While the tenderloins are resting, add the whole grain mustard, the remaining maple syrup, and any left-over glaze to the reserved glaze. Glaze the tenderloins one last time prior to slicing and serving. You can use any left over as a dipping sauce.

We serve this pork with some sort of sweet potato dish on the side.

Maple Glazed Pork Tenderloin
Serves 6
Adapted from the May-June 2009 issue of Cook's Illustrated magazine

3/4 cup maple syrup, divided
1/4 cup light or mild molasses
2 Tbsp. bourbon or brandy
1/8 tsp. ground cinnamon
Pinch ground cloves
1/4 cup cornstarch
2 Tbsp granulated sugar
1/2 Tbsp. table salt
2 tsp. ground black pepper
2 pork tenderloins (1-1/4 to 1-1/2 pounds each)
2 Tbsp vegetable oil
1 Tbsp whole-grain mustard

Adjust oven rack to middle position and pre-heat oven to 375° Fahrenheit. Prepare a rimmed baking sheet by lining with parchment paper and a wire rack. In a 2 cup liquid measuring cup combine 1/2 cup of the syrup, the molasses, bourbon, cinnamon and cloves; set aside. In a small mixing bowl, whisk together the cornstarch, sugar, salt and black pepper. Spread out on a rimmed platter or baking sheet.

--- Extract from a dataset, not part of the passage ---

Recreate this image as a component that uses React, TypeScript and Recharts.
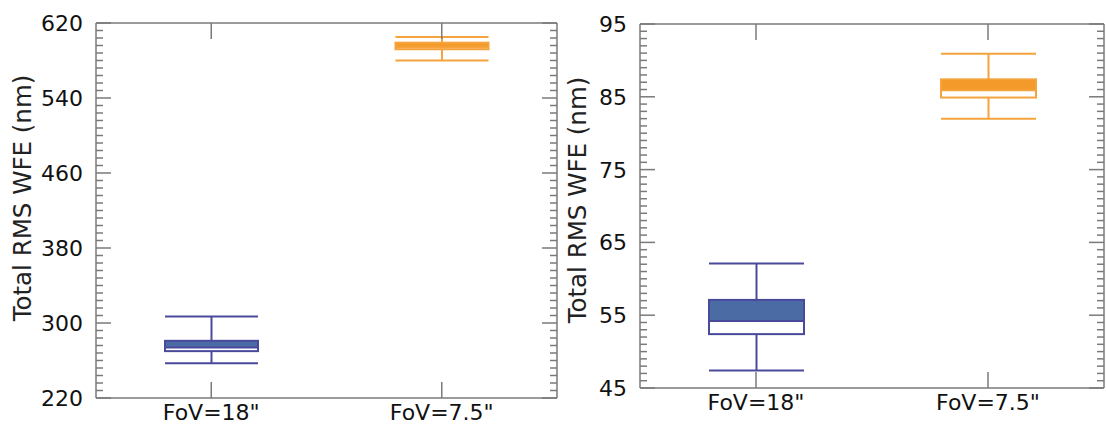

Prepare tenderloins by trussing, at two inch intervals, with kitchen twine. Pat dry with paper towels then roll each tenderloin in the cornstarch mixture until evenly coated on each side. Pat off excess cornstarch mixture.

In a 12" skillet, heat oil over medium-high heat until just smoking.  Reduce heat to medium and place tenderloins in skillet at least 1 inch apart.  Brown on all sides, 8 to 12 minutes. Transfer the browned tenderloins to the prepared baking rack.

Drain off any excess fat in the skillet and return to medium heat.  Add syrup mixture to the skillet, scraping up the fond with a wooden spoon. Cook until reduced to 1/2 cup. Transfer 2 Tbsp. of the mixture to a separate dish and set aside.  With the remaining glaze brush 1 Tbsp. on each tenderloin.

Roast until an insta-read thermometer reads 130° Fahrenheit, anywhere from 12 to 20 minutes.  Brush each tenderloin with more glaze and return to oven and roast until an insta-read  thermometer reads 135° to 140° Fahrenheit, about 2 to 4 minutes longer. Remove the tenderloins to a cutting board. Glaze again and allow the tenderloins to rest for 10 minutes.

Stir the remaining 1/4 cup maple syrup, the mustard, and any leftover glaze into the reserved 2 Tbsp. glaze.  Brush each tenderloin with 1 Tbsp. of the mustard glaze.  Slice pork in 1/4 inch slices and serve with any leftover glaze.